Unsere Nachrichtenmedien überfluten uns täglich mit einer Unmenge kaum überblickbarer Neuigkeiten aus Politik, Wirtschaft, Forschung, Kultur und Sport. Das explosionsartig wachsende world wide web und die stetige Weiterentwicklung moderner Kommunika­tions­technik ist kein reiner Segen unseres so genannten Informationszeitalters. Denn für viele Organisationen stellen die Nachrichtenmedien eine ganz und gar unentbehrliche Informationsressource dar. Zahlreiche Unternehmen haben deshalb Lektorate eingerichtet, die den Blätterwald durchforsten und relevante Texte zu einem Pressespiegel zusammenstellen. Zwar erleichtern statistisch verfahrende Suchmaschinen, die einen Überblick über sämtliche Internet-Pressetexte zu einem bestimmten Schlagwort bieten, diese Arbeit, doch sind sie verbesserungsfähig.

Matthias Wagner sucht in seiner Studie nach Wegen, der Informationsflut mithilfe von Computerprogrammen Herr zu werden, die für den Benutzer die Spreu vom Weizen trennen, das heißt: das jeweils Relevante selektieren. Die Entwicklung von Verfahren, die eine zuverlässige, benutzerspezifische Datenrecherche ermöglichen, ist eine so große Herausforderung, dass gar von einer ‚zweiten Gutenbergschen Revolution’ gesprochen wird: Sie zielt darauf ab, mit technologischen und linguistischen Mitteln aus riesigen Textmengen am PC die gewünschte Information zutage zu fördern – ein Vorgang, der passenderweise ‚data mining’ genannt wird. Wagner macht deutlich, dass der Linguistik bei dieser Revolution eine Schlüsselrolle zukommen soll.

„Computers cannot understand language“ konstatiert man zwar auch heute noch in Übereinstimmung mit Searles Anfang der achtziger Jahre vorgebrachten These (dem so genannten ‚Chinese Room Argument’). Dennoch können spezielle Computerprogramme mit durchaus nützlichen Antworten auf spezifische Benutzerfragen reagieren, so Wagner. Besonders gewinnbringend könnten spracherkennende Computersysteme im Bereich des Information Retrieval eingesetzt werden.

Die Probleme bei der automatischen Spracherkennung und Inhaltserschließung von Texten zeigt Wagner an konkreten Beispielen.

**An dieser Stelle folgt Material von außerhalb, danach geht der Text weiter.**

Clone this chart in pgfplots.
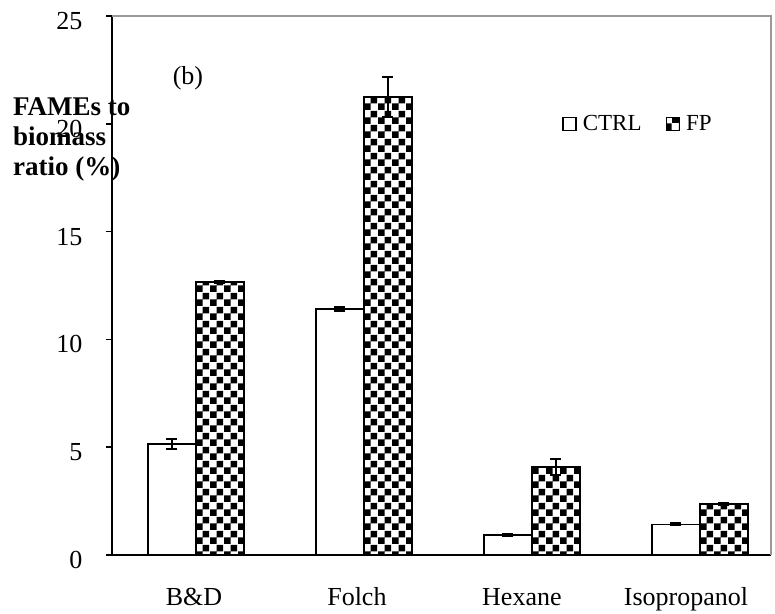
\documentclass[border=0pt]{standalone}
\usepackage{pgfplots}
\pgfplotsset{compat=1.18}
\usepackage{pgfplotstable}
\usetikzlibrary{patterns}
\usepackage{fontspec}
\setmainfont{Liberation Serif}

% 7pt checkerboard like the original figure
\pgfdeclarepatternformonly{bigchecker}{\pgfpointorigin}{\pgfqpoint{14pt}{14pt}}{\pgfqpoint{14pt}{14pt}}{
  \pgfpathrectangle{\pgfpointorigin}{\pgfqpoint{7pt}{7pt}}
  \pgfpathrectangle{\pgfqpoint{7pt}{7pt}}{\pgfqpoint{7pt}{7pt}}
  \pgfusepath{fill}}

\pgfplotstableread{
x y err
0 5.15 0.23
1 11.41 0.10
2 0.93 0.06
3 1.42 0.06
}\ctrl
\pgfplotstableread{
x y err
0 12.66 0.05
1 21.24 0.93
2 4.08 0.37
3 2.37 0.06
}\fp

\begin{document}
\begin{tikzpicture}
\begin{axis}[
    scale only axis,
    width=659pt, height=539pt,
    xmin=-0.5, xmax=3.423,
    ymin=0, ymax=25,
    ytick={0,5,10,15,20,25},
    xtick={-0.012,0.958,1.94,2.917},
    xticklabels={B\&D, Folch, Hexane, Isopropanol},
    xtick style={draw=none},
    extra x ticks={-0.5,0.5,1.5,2.5},
    extra x tick labels={},
    extra x tick style={major tick length=6pt, tick style={draw=black, line width=1.5pt}},
    axis lines*=left,
    axis line style={-, black, line width=2pt},
    tick align=outside,
    major tick length=6pt,
    ytick style={black, line width=1.5pt},
    /pgf/number format/assume math mode=true,
    tick label style={font=\fontsize{26}{30}\selectfont},
    yticklabel style={xshift=-20pt, yshift=-5pt},
    xticklabel style={yshift=-22pt, text height=19pt, text depth=6pt},
    ybar=0pt,
    bar width=48pt,
    legend columns=2,
    legend style={at={(0.683,0.80)}, anchor=west, draw=none, fill=none,
        font=\fontsize{23}{27}\selectfont, inner sep=0pt,
        /tikz/every odd column/.append style={column sep=4pt},
        /tikz/every even column/.append style={column sep=22pt}},
    legend image code/.code={\draw[#1] (0pt,-6.5pt) rectangle (13pt,6.5pt);},
    error bars/y dir=both,
    error bars/y explicit,
    error bars/error bar style={black, line width=1.5pt},
    error bars/error mark options={rotate=90, mark size=5.5pt, line width=1.5pt, black},
]
\addplot[draw=black, line width=1.5pt, fill=white]
    table[x=x, y=y, y error=err] {\ctrl};
\addlegendentry{CTRL}
\addplot[draw=black, line width=1.5pt, pattern=bigchecker]
    table[x=x, y=y, y error=err] {\fp};
\addlegendentry{FP}
\node[font=\fontsize{26}{30}\selectfont] at (axis cs:-0.048,22.1) {(b)};
\end{axis}
% top and right frame lines in gray
\draw[gray!80, line width=2pt] (0pt,539pt) -- (659pt,539pt) -- (659pt,0pt);
\node[anchor=north west, align=left, inner sep=0pt,
      font=\bfseries\fontsize{27}{30}\selectfont] at (-99pt,458pt)
      {FAMEs to\\biomass\\ratio (\%)};
\pgfresetboundingbox
\useasboundingbox (-112pt,-58pt) rectangle (663pt,555pt);
\end{tikzpicture}
\end{document}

Da die Anforderungen an die Pressespiegel je nach Auftraggeber stark variieren, konzentriert er sich auf die Bedürfnisse politischer Parteien, die ihm dank eigener praktischer Erfahrung mit der Presseauswertung für die CSU-Landesleitung und den SPD-Bundesvorstand vertraut sind.

Wagners Studie erklärt und vergleicht die beiden möglichen Herangehensweisen an die Problematik der automatischen Texterschließung. Da statistische Verfahren eher der Informatik zuzurechnen sind, geht seine Studie nur auf das Grundprinzip der automatischen Klassifikation ein. Ausführlicher diskutiert sie die Einsatzmöglichkeiten linguistischen Know-hows in diesem Bereich.

Das Hauptinteresse gilt symbolverarbeitenden Verfahren. Basierend auf dem Konzept der Mustererkennung wird ein Verfahren entwickelt, das personenbezogene Nominalphrasen in einem Satz ermittelt, im Detail konzipiert und schließlich seine Zuverlässigkeit überprüft. Fokussiert wird dabei exemplarisch die Frage, ob geographische Eigennamen sich tatsächlich auf den Ort beziehen oder auf die Administration eines Landes, wie beispielsweise in dem Satz: „Die USA bemühen sich um eine Koalition gegen den Terror.“ Für derartige Probleme stellt Wagner einen Lösungsansatz vor, der die Valenztheorie zur Hilfe nimmt.

Bei allen Verfahren, die es dem Anwender erleichtern sollen, sich im Dickicht der Informationen zu orientieren, überwiegen nach wie vor statistische Verfahren. Geht es jedoch darum, die Bedeutung von Wörtern in einem Kontext zu ermitteln, stoßen statistische Verfahren an Grenzen. Letztere können nur mit linguistischem Know how überschritten werden, das nicht auf einen größtmöglichen Überblick, sondern auf die Isolation des wirklich Gesuchten abzielt.

Im Hinblick auf die Weiterentwicklung spracherkennender Computersysteme leistet diese Studie zweierlei: Sie rückt die akute Problemlage im alltäglichen Umgang mit Informationsrecherchen wieder in das Blickfeld der Sprachwissenschaft und wirbt um Aufmerksamkeit für die Anwendbarkeit linguistischer Modelle.

Wer einen Einblick in die Möglichkeiten eines linguistisch orientierten Text Mining gewinnen will, der besorge sich Wagners Studie und behalte überdies sein daran anschließendes Promotionsprojekt im Auge, das sich der satzbasierten Codierung semantischer Strukturen und Inhalte in Nachrichtentexten widmet (www.nachrichtenanalyse.de).